Granada's reputation for cheap eating rests on two mechanics that visitors often use without understanding them. The first is the free tapa with every drink: order a beer or a glass of wine at most bars in the city and a small plate of food arrives automatically, no extra charge. Three or four rounds becomes a light meal for €8–12. This tradition is not universal — it applies mainly to bars, not formal restaurants — but it makes Granada genuinely different from Seville, Madrid, or Córdoba, where tapas cost money like everything else.

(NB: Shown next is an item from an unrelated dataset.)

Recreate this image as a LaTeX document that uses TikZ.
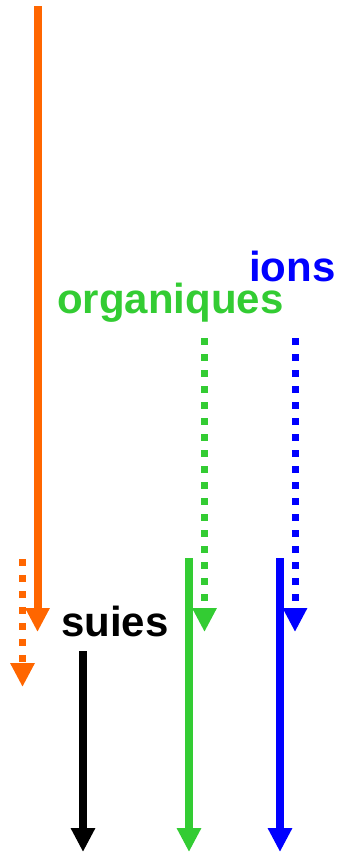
\documentclass[tikz,border=0pt]{standalone}
\usepackage{fontspec}
\setmainfont{Liberation Sans}
\usetikzlibrary{arrows.meta}
\definecolor{corange}{RGB}{255,102,0}
\definecolor{cgreen}{RGB}{51,204,51}
\definecolor{cblue}{RGB}{0,0,255}
\tikzset{
  solidarrow/.style={line width=8pt, line cap=butt, -{Triangle[length=24pt,width=23pt]}},
  dotarrow/.style={line width=7pt, line cap=butt, dash pattern=on 7pt off 9pt, -{Triangle[length=24pt,width=23pt]}},
  label/.style={inner sep=0pt, anchor=base west, font=\bfseries\fontsize{42}{50}\selectfont}
}
\begin{document}
\begin{tikzpicture}[x=1pt,y=-1pt]
\useasboundingbox (0,0) rectangle (339,854);
% coordinates
\coordinate (oS) at (37.5,6);
\coordinate (oE) at (37.5,632);
\coordinate (odS) at (22.5,559);
\coordinate (odE) at (22.5,687);
\coordinate (gdS) at (204.5,338);
\coordinate (gdE) at (204.5,632);
\coordinate (bdS) at (295,338);
\coordinate (bdE) at (295,632);
\coordinate (kS) at (83,651);
\coordinate (kE) at (83,852);
\coordinate (gS) at (189,558);
\coordinate (gE) at (189,852);
\coordinate (bS) at (280,558);
\coordinate (bE) at (280,852);
% labels
\node[label, text=black] (suies) at (61,636) {suies};
\node[label, text=cgreen] (org) at (57,313) {organiques};
\node[label, text=cblue, text depth=0pt] (ions) at (249,281.5) {ions};
% arrows
\draw[solidarrow, corange] (oS) -- (oE);
\draw[dotarrow, corange] (odS) -- (odE);
\draw[dotarrow, cgreen] (gdS) -- (gdE);
\draw[dotarrow, cblue] (bdS) -- (bdE);
\draw[solidarrow, black] (kS) -- (kE);
\draw[solidarrow, cgreen] (gS) -- (gE);
\draw[solidarrow, cblue] (bS) -- (bE);
\end{tikzpicture}
\end{document}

The second mechanic is the menú del día, the set weekday lunch. Three courses, bread, and a drink for €8–12. This is a working-city tradition: construction crews, university staff, and municipal workers fill the rooms between 14:00 and 16:00, which is also the signal that the kitchen is producing real food at a price that local regulars have decided is worth returning to.
The ten restaurants in this guide cover both routes. Some are free-tapa bars where seafood arrives with your drink. Some are menú-del-día rooms where a full lunch costs less than a coffee and a croissant in many European cities. A few sit slightly higher — Michelin-recognised kitchens like Atelier Casa de Comidas (Bib Gourmand) and Bar FM (Michelin Plate) — that earn their place on a budget list because the price-to-quality ratio is the whole point of those awards.
Geographically, most of this list concentrates in the Centro neighbourhood, within ten minutes' walk of the cathedral. Páprika and El Ají sit up in the Albaicín and require a deliberate uphill walk. Both are worth it on different grounds: Páprika for the city's most serious plant-based kitchen at low prices; El Ají for the terrace on a medieval square that most visitors miss.
Prices across this guide run from €8 per plate at Páprika to €35 per person at Bar FM. Budget framing for this list means value: you are getting significantly more than you are paying for, by Granada's own standards.